A Survey on Model Compression for Large Language Models (2308.07633v4)

Abstract: LLMs have transformed natural language processing tasks successfully. Yet, their large size and high computational needs pose challenges for practical use, especially in resource-limited settings. Model compression has emerged as a key research area to address these challenges. This paper presents a survey of model compression techniques for LLMs. We cover methods like quantization, pruning, and knowledge distillation, highlighting recent advancements. We also discuss benchmarking strategies and evaluation metrics crucial for assessing compressed LLMs. This survey offers valuable insights for researchers and practitioners, aiming to enhance efficiency and real-world applicability of LLMs while laying a foundation for future advancements.

Overview of Model Compression for LLMs

This paper provides a comprehensive survey on the methodologies specifically devised for the compression of LLMs. It thoroughly investigates different techniques such as quantization, pruning, and knowledge distillation, which aim to mitigate the significant computational demands and storage requirements characteristic of LLMs. The survey further introduces a nuanced taxonomy that organizes these methodologies, offering insights into recent successes and emerging approaches in LLM compression.

Model Compression Techniques Discussed in the Paper

1. Pruning: The paper elaborates on both unstructured and structured pruning. Unstructured pruning removes individual weights and is applauded for substantial size reduction with minimal performance decline, demonstrated by methods such as SparseGPT and Wanda. Structured pruning, involving removal of entire structural components like neurons or channels, also indicates promise, yet highlights the work required to align these methods with LLMs' unique characteristics.
2. Knowledge Distillation (KD): The paper classifies KD into white-box and black-box categories, detailing white-box approaches that utilize teacher model parameters and black-box methods pertinent to emergent abilities like in-context learning and chain-of-thought.
3. Quantization: This technique is categorized into Quantization-Aware Training (QAT) and Post-Training Quantization (PTQ). Both approaches aim to decrease the precision of model weights and activations, discussed extensively with examples of significant progress in both 8-bit and lower-bit quantization in tools like QLORA and GPTQ.
4. Low-Rank Factorization: Although less prevalent, low-rank factorization is explored for its efficacy in compressing models without considerable performance compromise. The TensorGPT project exemplifies this approach with promising results on embedding layers.
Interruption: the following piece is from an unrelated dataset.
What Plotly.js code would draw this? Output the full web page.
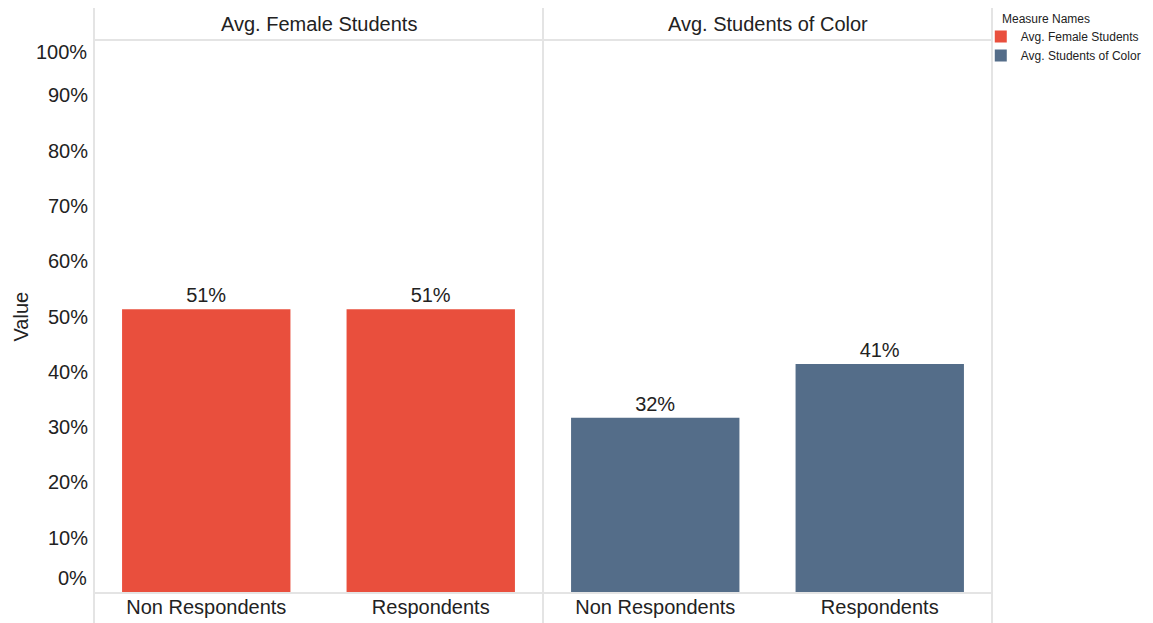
<!DOCTYPE html>
<html>
<head>
<meta charset="utf-8">
<script src="https://cdn.plot.ly/plotly-3.0.1.min.js"></script>
<style>html,body{margin:0;padding:0;background:#fff;}#chart{width:1153px;height:623px;}</style>
</head>
<body>
<div id="chart"></div>
<script>
// ---- data ----
const categories = ['Non Respondents', 'Respondents'];
const femaleValues = [0.513, 0.513];
const colorValues = [0.317, 0.414];
const panelTitles = ['Avg. Female Students', 'Avg. Students of Color'];
const seriesNames = ['Avg. Female Students', 'Avg. Students of Color'];
const innerTickVals = [0.1, 0.2, 0.3, 0.4, 0.5, 0.6, 0.7, 0.8, 0.9];
const innerTickText = ['10%', '20%', '30%', '40%', '50%', '60%', '70%', '80%', '90%'];
const edgeTickVals = [0, 1];
const edgeTickText = ['0%', '100%'];
const legendTitle = 'Measure Names';
const yTitle = 'Value';

// ---- style ----
const FONT = 'Liberation Sans, Arial, sans-serif';
const TXT = '#222';
const LINE = '#e4e4e4';
const colors = ['#E94F3D', '#546D89'];
const Y_MAX = 1.0;

const traces = [
  {type: 'bar', x: categories, y: femaleValues, name: seriesNames[0], xaxis: 'x', yaxis: 'y',
   marker: {color: colors[0], line: {width: 0}},
   texttemplate: '%{y:.0%}', textposition: 'outside', cliponaxis: false,
   textfont: {family: FONT, size: 20, color: TXT}, hoverinfo: 'x+y'},
  {type: 'bar', x: categories, y: colorValues, name: seriesNames[1], xaxis: 'x2', yaxis: 'y',
   marker: {color: colors[1], line: {width: 0}},
   texttemplate: '%{y:.0%}', textposition: 'outside', cliponaxis: false,
   textfont: {family: FONT, size: 20, color: TXT}, hoverinfo: 'x+y'}
];

const xBase = {showgrid: false, zeroline: false, showline: false, ticks: '',
  tickfont: {family: FONT, size: 20, color: TXT}, fixedrange: true};

const vLines = [0, 0.5, 1].map(x => ({type: 'line', xref: 'paper', yref: 'paper',
  x0: x, x1: x, y0: -0.06, y1: 1.058, line: {color: LINE, width: 2}}));
const hLines = [0, 1].map(y => ({type: 'line', xref: 'paper', yref: 'paper',
  x0: 0, x1: 1, y0: y, y1: y, line: {color: LINE, width: 2}}));

const annotations = [];
panelTitles.forEach((t, i) => annotations.push({
  text: t, xref: i === 0 ? 'x domain' : 'x2 domain', yref: 'paper', x: 0.5, y: 1,
  yshift: 16, yanchor: 'middle', xanchor: 'center', showarrow: false,
  font: {family: FONT, size: 20, color: TXT}}));
edgeTickVals.forEach((v, i) => annotations.push({
  text: edgeTickText[i], xref: 'paper', yref: 'paper', x: 0, y: v / Y_MAX, xanchor: 'right', yanchor: 'middle',
  xshift: -5, yshift: i === 0 ? 15 : -12, showarrow: false,
  font: {family: FONT, size: 20, color: TXT}}));
annotations.push({text: yTitle, xref: 'paper', yref: 'paper', x: 0, y: 0.5, xshift: -74,
  textangle: -90, showarrow: false, xanchor: 'center', yanchor: 'middle',
  font: {family: FONT, size: 20, color: TXT}});
annotations.push({text: legendTitle, xref: 'paper', yref: 'paper', x: 1.009, y: 1, yshift: 21,
  xanchor: 'left', yanchor: 'middle', showarrow: false,
  font: {family: FONT, size: 12, color: TXT}});

const layout = {
  width: 1153, height: 623,
  margin: {l: 94, r: 161, t: 40, b: 30, pad: 0, autoexpand: false},
  paper_bgcolor: '#fff', plot_bgcolor: '#fff',
  bargap: 0.25,
  showlegend: true,
  legend: {x: 0.9875, y: 1.0325, xref: 'paper', yref: 'paper', xanchor: 'left', yanchor: 'top',
    font: {family: FONT, size: 12, color: TXT}, itemwidth: 30, tracegroupgap: 0,
    bgcolor: 'rgba(0,0,0,0)', borderwidth: 0},
  xaxis: Object.assign({}, xBase, {domain: [0, 0.5], anchor: 'y'}),
  xaxis2: Object.assign({}, xBase, {domain: [0.5, 1], anchor: 'y'}),
  yaxis: {range: [0, Y_MAX], showgrid: false, zeroline: false, showline: false, ticks: '',
    tickvals: innerTickVals, ticktext: innerTickText, ticklabelstandoff: 5,
    tickfont: {family: FONT, size: 20, color: TXT}, fixedrange: true},
  shapes: vLines.concat(hLines),
  annotations: annotations,
  font: {family: FONT, color: TXT}
};

Plotly.newPlot('chart', traces, layout, {displayModeBar: false, staticPlot: true});
</script>
</body>
</html>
Evaluation and Benchmarking

The effectiveness of compressing LLMs is assessed through metrics such as model size, number of parameters, inference time, and floating-point operations (FLOPs). Widely recognized NLP datasets such as GLUE, LAMBADA, and strategy-specific datasets like BIG-Bench and unseen instructions datasets facilitate the benchmarking process, offering thorough performance comparisons against uncompressed models.

Impact and Implications

Model compression holds robust promise for making LLMs more accessible and feasible for deployment in environments with constrained resources. This survey nudges researchers towards important insights and future opportunities, emphasizing the necessity for better performance-size trade-offs and more dynamically adaptive model architectures, potentially guided by methods like Neural Architecture Search (NAS).

Furthermore, the survey acknowledges the emerging need for explainable model compression, particularly pivotal for understanding and validating the impact of changes on LLMs' performance and ensuring their reliability in practical applications.

Concluding Remarks

The document serves as a valuable reference for scholars and practitioners aiming to navigate the complex landscape of LLM compression. By charting current methodologies and hinting at future research directions, it lays a comprehensive foundation for advancing LLM efficiency while maintaining their formidable natural language processing capabilities. The survey fosters continued exploration into solving LLM's inherent challenges, promoting eco-friendly and inclusive AI development and deployment.